A map is continuous if the preimage of every open set is open. If the topology is defined by a metric, we can reformulate this as: the inverse image of an open ball $B_R(f(x))$ contains an open ball $B_r(x)$. Like this:

But bringing these radii $R$ and $r$ into the picture will not serve any purpose unless we use them to quantify continuity. For example, if we insist that $r\ge cR$ for a fixed constant $c>0$, we arrive at the definition of a Lipschitz map.

But why do we look at the inverse image; what happens if we take the direct image instead? Then we get the definition of an open map: the image of every open set is open. Recasting this in metric terms: the image of an open ball $B_R(x)$ contains an open ball $B_r(f(x))$. Like this:

If we quantify openness by requiring $r\ge cR$ for a fixed $c>0$, we arrive at the definition of a co-Lipschitz map. [Caution: some people use “co-Lipschitz” to mean $|f(a)-f(b)|\ge c|a-b|$, which is a different condition.
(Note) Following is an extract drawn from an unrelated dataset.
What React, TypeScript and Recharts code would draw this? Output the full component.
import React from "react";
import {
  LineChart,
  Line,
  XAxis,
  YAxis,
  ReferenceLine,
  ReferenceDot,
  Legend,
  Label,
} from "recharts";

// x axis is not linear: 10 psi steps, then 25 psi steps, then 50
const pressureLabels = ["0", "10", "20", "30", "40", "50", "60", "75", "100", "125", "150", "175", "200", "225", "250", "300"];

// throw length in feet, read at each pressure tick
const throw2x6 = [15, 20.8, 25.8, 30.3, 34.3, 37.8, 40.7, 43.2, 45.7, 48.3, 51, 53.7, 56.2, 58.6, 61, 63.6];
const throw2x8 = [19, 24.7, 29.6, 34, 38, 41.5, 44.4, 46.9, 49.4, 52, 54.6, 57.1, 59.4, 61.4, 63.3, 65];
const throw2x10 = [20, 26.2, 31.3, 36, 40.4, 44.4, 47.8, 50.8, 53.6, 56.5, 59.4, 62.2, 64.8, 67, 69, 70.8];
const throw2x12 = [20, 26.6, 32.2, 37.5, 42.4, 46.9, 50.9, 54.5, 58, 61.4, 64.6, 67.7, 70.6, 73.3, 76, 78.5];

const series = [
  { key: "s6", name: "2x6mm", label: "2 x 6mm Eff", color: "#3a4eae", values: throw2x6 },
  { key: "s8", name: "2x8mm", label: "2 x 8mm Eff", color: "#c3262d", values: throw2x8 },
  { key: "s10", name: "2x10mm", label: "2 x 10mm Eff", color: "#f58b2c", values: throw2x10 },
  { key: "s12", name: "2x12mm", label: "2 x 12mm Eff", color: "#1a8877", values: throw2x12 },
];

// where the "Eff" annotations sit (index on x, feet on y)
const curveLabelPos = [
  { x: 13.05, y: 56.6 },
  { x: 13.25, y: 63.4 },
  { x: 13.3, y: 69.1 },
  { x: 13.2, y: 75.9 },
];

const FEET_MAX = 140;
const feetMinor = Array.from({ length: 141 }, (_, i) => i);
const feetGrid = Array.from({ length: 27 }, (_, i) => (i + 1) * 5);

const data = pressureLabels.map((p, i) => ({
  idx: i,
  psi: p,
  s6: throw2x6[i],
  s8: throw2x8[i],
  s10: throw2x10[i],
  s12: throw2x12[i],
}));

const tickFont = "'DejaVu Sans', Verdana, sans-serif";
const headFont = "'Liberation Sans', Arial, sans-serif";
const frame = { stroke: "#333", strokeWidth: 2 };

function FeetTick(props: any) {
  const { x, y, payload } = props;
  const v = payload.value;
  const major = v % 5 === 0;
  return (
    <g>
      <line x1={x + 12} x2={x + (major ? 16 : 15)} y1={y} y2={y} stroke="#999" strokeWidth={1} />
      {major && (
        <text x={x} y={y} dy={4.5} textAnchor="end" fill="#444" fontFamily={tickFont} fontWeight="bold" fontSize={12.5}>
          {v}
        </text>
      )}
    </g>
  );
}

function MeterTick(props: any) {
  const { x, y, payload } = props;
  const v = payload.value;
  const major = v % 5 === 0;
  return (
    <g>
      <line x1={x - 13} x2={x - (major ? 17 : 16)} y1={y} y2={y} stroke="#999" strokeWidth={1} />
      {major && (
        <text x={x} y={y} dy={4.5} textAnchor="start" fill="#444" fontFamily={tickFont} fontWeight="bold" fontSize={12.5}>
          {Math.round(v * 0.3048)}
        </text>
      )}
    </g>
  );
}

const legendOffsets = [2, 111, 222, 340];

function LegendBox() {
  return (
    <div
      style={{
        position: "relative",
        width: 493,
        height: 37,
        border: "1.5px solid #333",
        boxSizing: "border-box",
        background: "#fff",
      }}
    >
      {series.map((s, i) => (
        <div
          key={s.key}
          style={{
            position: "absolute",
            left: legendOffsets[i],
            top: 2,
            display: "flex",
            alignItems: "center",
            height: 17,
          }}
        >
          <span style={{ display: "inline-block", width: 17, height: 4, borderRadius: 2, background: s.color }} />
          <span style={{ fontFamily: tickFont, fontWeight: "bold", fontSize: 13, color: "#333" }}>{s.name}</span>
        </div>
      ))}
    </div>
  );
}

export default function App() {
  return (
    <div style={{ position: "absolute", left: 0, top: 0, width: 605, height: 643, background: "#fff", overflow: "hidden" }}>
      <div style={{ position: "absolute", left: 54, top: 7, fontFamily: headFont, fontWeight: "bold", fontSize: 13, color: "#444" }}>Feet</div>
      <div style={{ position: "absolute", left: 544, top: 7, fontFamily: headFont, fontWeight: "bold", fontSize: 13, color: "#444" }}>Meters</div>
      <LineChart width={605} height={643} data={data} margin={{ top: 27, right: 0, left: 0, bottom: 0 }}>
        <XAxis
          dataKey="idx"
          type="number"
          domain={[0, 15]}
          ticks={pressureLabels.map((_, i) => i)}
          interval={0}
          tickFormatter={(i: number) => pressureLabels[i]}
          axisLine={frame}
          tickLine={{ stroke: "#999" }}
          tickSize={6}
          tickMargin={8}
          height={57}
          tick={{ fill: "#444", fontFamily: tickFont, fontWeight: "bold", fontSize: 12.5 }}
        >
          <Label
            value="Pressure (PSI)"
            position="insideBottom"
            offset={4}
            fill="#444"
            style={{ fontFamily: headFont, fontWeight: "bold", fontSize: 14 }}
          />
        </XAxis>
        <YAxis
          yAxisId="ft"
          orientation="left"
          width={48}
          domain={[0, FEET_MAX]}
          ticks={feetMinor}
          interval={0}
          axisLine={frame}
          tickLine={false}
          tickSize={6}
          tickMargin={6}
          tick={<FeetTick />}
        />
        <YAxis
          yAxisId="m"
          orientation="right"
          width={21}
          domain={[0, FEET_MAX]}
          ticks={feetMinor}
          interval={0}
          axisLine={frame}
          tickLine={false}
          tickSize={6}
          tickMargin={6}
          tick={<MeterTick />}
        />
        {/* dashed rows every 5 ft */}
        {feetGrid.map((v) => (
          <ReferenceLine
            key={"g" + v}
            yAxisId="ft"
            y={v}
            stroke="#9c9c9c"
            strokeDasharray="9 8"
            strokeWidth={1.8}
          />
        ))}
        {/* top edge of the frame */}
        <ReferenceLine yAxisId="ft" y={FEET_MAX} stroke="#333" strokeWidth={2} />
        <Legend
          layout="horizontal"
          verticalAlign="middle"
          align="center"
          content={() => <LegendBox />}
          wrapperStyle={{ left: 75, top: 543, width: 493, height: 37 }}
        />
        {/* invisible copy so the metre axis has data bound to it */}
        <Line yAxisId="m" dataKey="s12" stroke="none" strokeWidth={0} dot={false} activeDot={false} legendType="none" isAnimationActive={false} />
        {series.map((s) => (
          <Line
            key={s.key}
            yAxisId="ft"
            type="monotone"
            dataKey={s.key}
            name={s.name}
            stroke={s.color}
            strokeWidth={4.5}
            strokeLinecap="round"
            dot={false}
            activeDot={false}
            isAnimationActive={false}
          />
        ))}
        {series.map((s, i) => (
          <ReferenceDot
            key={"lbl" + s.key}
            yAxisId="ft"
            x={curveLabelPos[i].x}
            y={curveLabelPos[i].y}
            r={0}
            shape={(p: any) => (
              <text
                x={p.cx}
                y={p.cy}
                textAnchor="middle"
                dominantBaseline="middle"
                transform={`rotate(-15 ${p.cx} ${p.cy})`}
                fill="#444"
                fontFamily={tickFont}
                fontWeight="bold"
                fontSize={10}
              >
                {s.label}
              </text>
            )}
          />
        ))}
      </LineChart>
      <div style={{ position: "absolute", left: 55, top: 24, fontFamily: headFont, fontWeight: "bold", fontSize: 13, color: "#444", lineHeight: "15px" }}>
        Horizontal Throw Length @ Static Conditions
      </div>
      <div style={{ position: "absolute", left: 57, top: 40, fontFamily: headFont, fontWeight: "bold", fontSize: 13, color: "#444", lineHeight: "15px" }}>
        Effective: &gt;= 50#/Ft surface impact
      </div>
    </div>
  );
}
They coincide if $f$ is bijective.]

I don’t know if openness without continuity is good for anything other than torturing students with exercises such as: “Construct an open discontinuous map from $\mathbb R$ to $\mathbb R$.” We probably want both. At first one can hope that open continuous maps will have reasonable fibers $f^{-1}(x)$: something $(m-n)$-dimensional when going from $m$ dimensions to $n$, with $m\ge n$. The hope is futile: an open continuous map $f\colon \mathbb R^2\to\mathbb R^2$ can squeeze a line segment to a point (construction left as an exercise).
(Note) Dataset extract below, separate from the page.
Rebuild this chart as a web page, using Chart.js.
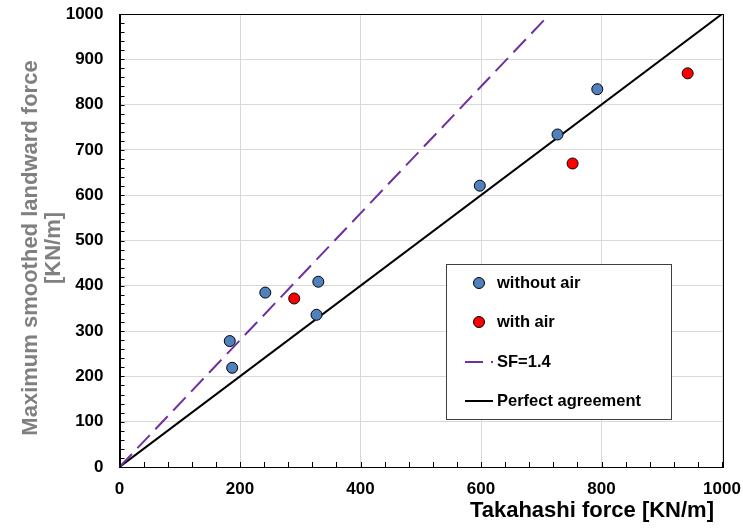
<!DOCTYPE html>
<html>
<head>
<meta charset="utf-8">
<script src="https://cdn.jsdelivr.net/npm/chart.js@4/dist/chart.umd.min.js"></script>
<style>
  html, body { margin: 0; padding: 0; background: #fff; }
  #wrap { width: 743px; height: 529px; }
</style>
</head>
<body>
<div id="wrap"><canvas id="c" width="743" height="529"></canvas></div>
<script>
// Measured forces [KN/m]
const withoutAirX = [183, 187, 242, 330, 327, 598, 727, 793];
const withoutAirY = [278, 219, 385, 409, 336, 621, 734, 834];
const withAirX = [290, 752, 943];
const withAirY = [372, 670, 869];

// Reference lines
const sfLineX = [0, 714.3];
const sfLineY = [0, 1000];
const perfectX = [0, 1000];
const perfectY = [0, 1000];

const xTicks = [0, 200, 400, 600, 800, 1000];
const yTicks = [0, 100, 200, 300, 400, 500, 600, 700, 800, 900, 1000];

const seriesLabels = ['without air', 'with air', 'SF=1.4', 'Perfect agreement'];

const pts = (xs, ys) => xs.map((x, i) => ({ x: x, y: ys[i] }));
const FONT = '"Liberation Sans", Arial, sans-serif';

// Inward minor ticks, full frame, axis titles and the boxed legend
const decorations = {
  id: 'decorations',
  afterDraw(chart) {
    const ctx = chart.ctx;
    const a = chart.chartArea;
    const xs = chart.scales.x, ys = chart.scales.y;
    ctx.save();
    ctx.strokeStyle = '#000';
    ctx.lineWidth = 1;
    ctx.beginPath();
    for (let v = 0; v <= 1000; v += 40) {
      const px = Math.round(xs.getPixelForValue(v)) + 0.5;
      ctx.moveTo(px, a.bottom);
      ctx.lineTo(px, a.bottom - 5);
    }
    for (let v = 0; v <= 1000; v += 20) {
      const py = Math.round(ys.getPixelForValue(v)) + 0.5;
      ctx.moveTo(a.left, py);
      ctx.lineTo(a.left + 5, py);
    }
    ctx.stroke();
    ctx.strokeRect(Math.round(a.left) + 0.5, Math.round(a.top) + 0.5,
                   Math.round(a.right - a.left), Math.round(a.bottom - a.top));

    // axis titles
    ctx.font = 'bold 22px ' + FONT;
    ctx.fillStyle = '#000';
    ctx.textAlign = 'right';
    ctx.textBaseline = 'middle';
    ctx.fillText('Takahashi force [KN/m]', 714, 511);

    ctx.save();
    ctx.translate(31, 248);
    ctx.rotate(-Math.PI / 2);
    ctx.fillStyle = '#808080';
    ctx.textAlign = 'center';
    ctx.fillText('Maximum smoothed landward force', 0, 0);
    ctx.fillText('[KN/m]', 0, 23);
    ctx.restore();

    // legend
    const bx = 446, by = 264, bw = 225, bh = 155;
    ctx.fillStyle = '#fff';
    ctx.fillRect(bx, by, bw, bh);
    ctx.strokeStyle = '#404040';
    ctx.lineWidth = 1;
    ctx.strokeRect(bx + 0.5, by + 0.5, bw, bh);
    const rows = [283, 322, 362, 401];
    ctx.font = 'bold 16.5px ' + FONT;
    ctx.textAlign = 'left';
    ctx.textBaseline = 'middle';
    chart.data.datasets.forEach((ds, i) => {
      const cy = rows[i];
      if (ds.showLine) {
        const dashed = ds.borderDash && ds.borderDash.length;
        ctx.strokeStyle = ds.borderColor;
        ctx.lineWidth = 2;
        ctx.setLineDash(dashed ? [18, 8] : []);
        ctx.beginPath();
        ctx.moveTo(465, cy);
        ctx.lineTo(493, cy);
        ctx.stroke();
        ctx.setLineDash([]);
      } else {
        ctx.fillStyle = ds.backgroundColor;
        ctx.strokeStyle = '#000';
        ctx.lineWidth = 1;
        ctx.beginPath();
        ctx.arc(479, cy, 5.5, 0, Math.PI * 2);
        ctx.fill();
        ctx.stroke();
      }
      ctx.fillStyle = '#000';
      ctx.fillText(ds.label, 497, cy);
    });
    ctx.restore();
  }
};

// fixed axis sizes; labels may overhang the plot edges without shrinking it
const fixX = s => { s.height = 62; s.paddingLeft = 0; s.paddingRight = 0; };
const fixY = s => { s.width = 119.5; s.paddingTop = 0; s.paddingBottom = 0; };

new Chart(document.getElementById('c'), {
  type: 'scatter',
  data: {
    datasets: [
      {
        label: seriesLabels[0],
        data: pts(withoutAirX, withoutAirY),
        backgroundColor: '#4F81BD',
        borderColor: '#000',
        borderWidth: 1,
        pointRadius: 5.5,
        showLine: false,
        order: 0
      },
      {
        label: seriesLabels[1],
        data: pts(withAirX, withAirY),
        backgroundColor: '#FF0000',
        borderColor: '#000',
        borderWidth: 1,
        pointRadius: 5.5,
        showLine: false,
        order: 1
      },
      {
        label: seriesLabels[2],
        data: pts(sfLineX, sfLineY),
        borderColor: '#7030A0',
        backgroundColor: '#7030A0',
        borderWidth: 2,
        borderDash: [18, 8],
        pointRadius: 0,
        showLine: true,
        order: 2
      },
      {
        label: seriesLabels[3],
        data: pts(perfectX, perfectY),
        borderColor: '#000',
        backgroundColor: '#000',
        borderWidth: 2,
        pointRadius: 0,
        showLine: true,
        order: 3
      }
    ]
  },
  options: {
    responsive: false,
    animation: false,
    layout: { padding: { top: 14, right: 21, left: 0, bottom: 0 } },
    plugins: { legend: { display: false }, tooltip: { enabled: false } },
    scales: {
      x: {
        type: 'linear',
        min: 0, max: 1000,
        afterBuildTicks: s => { s.ticks = xTicks.map(v => ({ value: v })); },
        afterFit: fixX,
        grid: { color: '#D9D9D9', lineWidth: 1, drawTicks: false },
        border: { color: '#000' },
        ticks: {
          color: '#000', padding: 12,
          font: { family: FONT, size: 17, weight: 'bold' },
          callback: v => String(v)
        }
      },
      y: {
        type: 'linear',
        min: 0, max: 1000,
        afterBuildTicks: s => { s.ticks = yTicks.map(v => ({ value: v })); },
        afterFit: fixY,
        grid: { color: '#D9D9D9', lineWidth: 1, drawTicks: false },
        border: { color: '#000' },
        ticks: {
          color: '#000', padding: 16,
          font: { family: FONT, size: 17, weight: 'bold' },
          callback: v => String(v)
        }
      }
    }
  },
  plugins: [decorations]
});
</script>
</body>
</html>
A map that is both Lipschitz and co-Lipschitz is called a Lipschitz quotient; this is a quantitative analog of “open continuous”. It turns out that for any Lipschitz quotient $f\colon \mathbb R^2\to\mathbb R^2$ the preimage of every point is a finite set. Moreover, $f$ factors as $f=g\circ h$ where $g$ is a complex polynomial and $h$ is a homeomorphism.

This is encouraging… but going even one dimension higher, it remains unknown whether a Lipschitz quotient $f\colon \mathbb R^3\to\mathbb R^3$ must have discrete fibers. For an overview of the subject, see Bill Johnson’s slides.